_Work instructions_: Skip the pictures and extract all of the lines exactly as written.

_Material_:
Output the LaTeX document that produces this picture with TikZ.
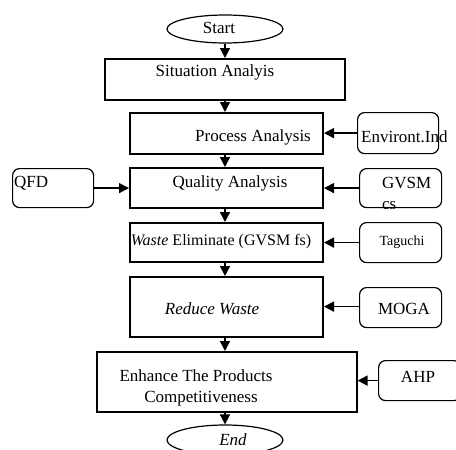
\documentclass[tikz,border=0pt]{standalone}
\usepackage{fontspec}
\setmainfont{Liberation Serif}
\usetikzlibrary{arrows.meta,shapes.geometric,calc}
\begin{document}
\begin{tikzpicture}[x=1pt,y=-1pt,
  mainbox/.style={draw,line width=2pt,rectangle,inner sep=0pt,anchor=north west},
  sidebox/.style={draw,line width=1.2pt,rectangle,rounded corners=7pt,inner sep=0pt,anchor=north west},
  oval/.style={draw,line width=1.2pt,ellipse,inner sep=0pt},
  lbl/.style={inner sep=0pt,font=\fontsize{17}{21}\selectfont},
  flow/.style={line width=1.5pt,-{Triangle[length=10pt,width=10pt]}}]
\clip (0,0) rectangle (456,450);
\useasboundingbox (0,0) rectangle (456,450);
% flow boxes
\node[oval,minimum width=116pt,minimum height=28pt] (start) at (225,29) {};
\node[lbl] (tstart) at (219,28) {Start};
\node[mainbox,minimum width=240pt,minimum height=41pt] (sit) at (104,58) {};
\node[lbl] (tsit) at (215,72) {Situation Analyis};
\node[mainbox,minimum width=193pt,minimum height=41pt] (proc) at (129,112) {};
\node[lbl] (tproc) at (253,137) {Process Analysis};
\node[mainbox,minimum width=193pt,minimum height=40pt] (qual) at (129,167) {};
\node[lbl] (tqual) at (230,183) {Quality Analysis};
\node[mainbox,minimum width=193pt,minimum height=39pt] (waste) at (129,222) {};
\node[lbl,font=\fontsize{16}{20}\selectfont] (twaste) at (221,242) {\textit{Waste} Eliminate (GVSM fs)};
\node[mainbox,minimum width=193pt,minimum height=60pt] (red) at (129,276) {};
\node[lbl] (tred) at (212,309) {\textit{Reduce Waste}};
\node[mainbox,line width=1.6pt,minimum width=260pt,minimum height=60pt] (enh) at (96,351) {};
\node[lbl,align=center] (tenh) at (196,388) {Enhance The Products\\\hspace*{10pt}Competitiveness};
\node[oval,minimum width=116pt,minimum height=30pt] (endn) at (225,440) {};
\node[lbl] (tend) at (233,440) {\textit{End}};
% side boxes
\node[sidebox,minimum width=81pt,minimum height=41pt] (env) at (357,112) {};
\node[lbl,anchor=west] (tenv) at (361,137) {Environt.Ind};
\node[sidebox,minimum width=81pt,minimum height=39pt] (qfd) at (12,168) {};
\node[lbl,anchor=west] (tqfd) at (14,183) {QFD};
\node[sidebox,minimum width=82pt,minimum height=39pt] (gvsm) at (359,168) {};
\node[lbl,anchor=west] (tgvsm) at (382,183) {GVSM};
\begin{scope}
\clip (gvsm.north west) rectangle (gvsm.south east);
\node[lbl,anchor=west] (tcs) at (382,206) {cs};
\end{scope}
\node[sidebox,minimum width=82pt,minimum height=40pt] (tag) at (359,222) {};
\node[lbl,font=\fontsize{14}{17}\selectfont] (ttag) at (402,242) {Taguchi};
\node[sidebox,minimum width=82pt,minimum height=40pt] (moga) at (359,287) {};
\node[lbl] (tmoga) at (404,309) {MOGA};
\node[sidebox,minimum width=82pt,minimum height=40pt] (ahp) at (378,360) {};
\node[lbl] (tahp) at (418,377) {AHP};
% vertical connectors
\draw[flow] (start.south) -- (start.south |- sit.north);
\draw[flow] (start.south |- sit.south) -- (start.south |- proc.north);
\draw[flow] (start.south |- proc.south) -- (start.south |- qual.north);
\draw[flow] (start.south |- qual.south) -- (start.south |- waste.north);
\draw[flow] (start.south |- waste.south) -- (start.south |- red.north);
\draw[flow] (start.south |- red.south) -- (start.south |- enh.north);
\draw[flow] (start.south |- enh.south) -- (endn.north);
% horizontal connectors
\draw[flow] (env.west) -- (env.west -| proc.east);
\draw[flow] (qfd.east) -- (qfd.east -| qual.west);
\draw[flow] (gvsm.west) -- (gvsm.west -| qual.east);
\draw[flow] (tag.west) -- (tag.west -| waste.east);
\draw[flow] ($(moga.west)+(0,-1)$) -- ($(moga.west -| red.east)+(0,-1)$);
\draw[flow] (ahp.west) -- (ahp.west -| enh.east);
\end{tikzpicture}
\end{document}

_Solved problem_:
Output the LaTeX document that produces this picture with TikZ.
\documentclass[tikz,border=0pt]{standalone}
\usepackage{fontspec}
\setmainfont{Liberation Serif}
\usetikzlibrary{arrows.meta,shapes.geometric,calc}
\begin{document}
\begin{tikzpicture}[x=1pt,y=-1pt,
  mainbox/.style={draw,line width=2pt,rectangle,inner sep=0pt,anchor=north west},
  sidebox/.style={draw,line width=1.2pt,rectangle,rounded corners=7pt,inner sep=0pt,anchor=north west},
  oval/.style={draw,line width=1.2pt,ellipse,inner sep=0pt},
  lbl/.style={inner sep=0pt,font=\fontsize{17}{21}\selectfont},
  flow/.style={line width=1.5pt,-{Triangle[length=10pt,width=10pt]}}]
\clip (0,0) rectangle (456,450);
\useasboundingbox (0,0) rectangle (456,450);
% flow boxes
\node[oval,minimum width=116pt,minimum height=28pt] (start) at (225,29) {};
\node[lbl] (tstart) at (219,28) {Start};
\node[mainbox,minimum width=240pt,minimum height=41pt] (sit) at (104,58) {};
\node[lbl] (tsit) at (215,72) {Situation Analyis};
\node[mainbox,minimum width=193pt,minimum height=41pt] (proc) at (129,112) {};
\node[lbl] (tproc) at (253,137) {Process Analysis};
\node[mainbox,minimum width=193pt,minimum height=40pt] (qual) at (129,167) {};
\node[lbl] (tqual) at (230,183) {Quality Analysis};
\node[mainbox,minimum width=193pt,minimum height=39pt] (waste) at (129,222) {};
\node[lbl,font=\fontsize{16}{20}\selectfont] (twaste) at (221,242) {\textit{Waste} Eliminate (GVSM fs)};
\node[mainbox,minimum width=193pt,minimum height=60pt] (red) at (129,276) {};
\node[lbl] (tred) at (212,309) {\textit{Reduce Waste}};
\node[mainbox,line width=1.6pt,minimum width=260pt,minimum height=60pt] (enh) at (96,351) {};
\node[lbl,align=center] (tenh) at (196,388) {Enhance The Products\\\hspace*{10pt}Competitiveness};
\node[oval,minimum width=116pt,minimum height=30pt] (endn) at (225,440) {};
\node[lbl] (tend) at (233,440) {\textit{End}};
% side boxes
\node[sidebox,minimum width=81pt,minimum height=41pt] (env) at (357,112) {};
\node[lbl,anchor=west] (tenv) at (361,137) {Environt.Ind};
\node[sidebox,minimum width=81pt,minimum height=39pt] (qfd) at (12,168) {};
\node[lbl,anchor=west] (tqfd) at (14,183) {QFD};
\node[sidebox,minimum width=82pt,minimum height=39pt] (gvsm) at (359,168) {};
\node[lbl,anchor=west] (tgvsm) at (382,183) {GVSM};
\begin{scope}
\clip (gvsm.north west) rectangle (gvsm.south east);
\node[lbl,anchor=west] (tcs) at (382,206) {cs};
\end{scope}
\node[sidebox,minimum width=82pt,minimum height=40pt] (tag) at (359,222) {};
\node[lbl,font=\fontsize{14}{17}\selectfont] (ttag) at (402,242) {Taguchi};
\node[sidebox,minimum width=82pt,minimum height=40pt] (moga) at (359,287) {};
\node[lbl] (tmoga) at (404,309) {MOGA};
\node[sidebox,minimum width=82pt,minimum height=40pt] (ahp) at (378,360) {};
\node[lbl] (tahp) at (418,377) {AHP};
% vertical connectors
\draw[flow] (start.south) -- (start.south |- sit.north);
\draw[flow] (start.south |- sit.south) -- (start.south |- proc.north);
\draw[flow] (start.south |- proc.south) -- (start.south |- qual.north);
\draw[flow] (start.south |- qual.south) -- (start.south |- waste.north);
\draw[flow] (start.south |- waste.south) -- (start.south |- red.north);
\draw[flow] (start.south |- red.south) -- (start.south |- enh.north);
\draw[flow] (start.south |- enh.south) -- (endn.north);
% horizontal connectors
\draw[flow] (env.west) -- (env.west -| proc.east);
\draw[flow] (qfd.east) -- (qfd.east -| qual.west);
\draw[flow] (gvsm.west) -- (gvsm.west -| qual.east);
\draw[flow] (tag.west) -- (tag.west -| waste.east);
\draw[flow] ($(moga.west)+(0,-1)$) -- ($(moga.west -| red.east)+(0,-1)$);
\draw[flow] (ahp.west) -- (ahp.west -| enh.east);
\end{tikzpicture}
\end{document}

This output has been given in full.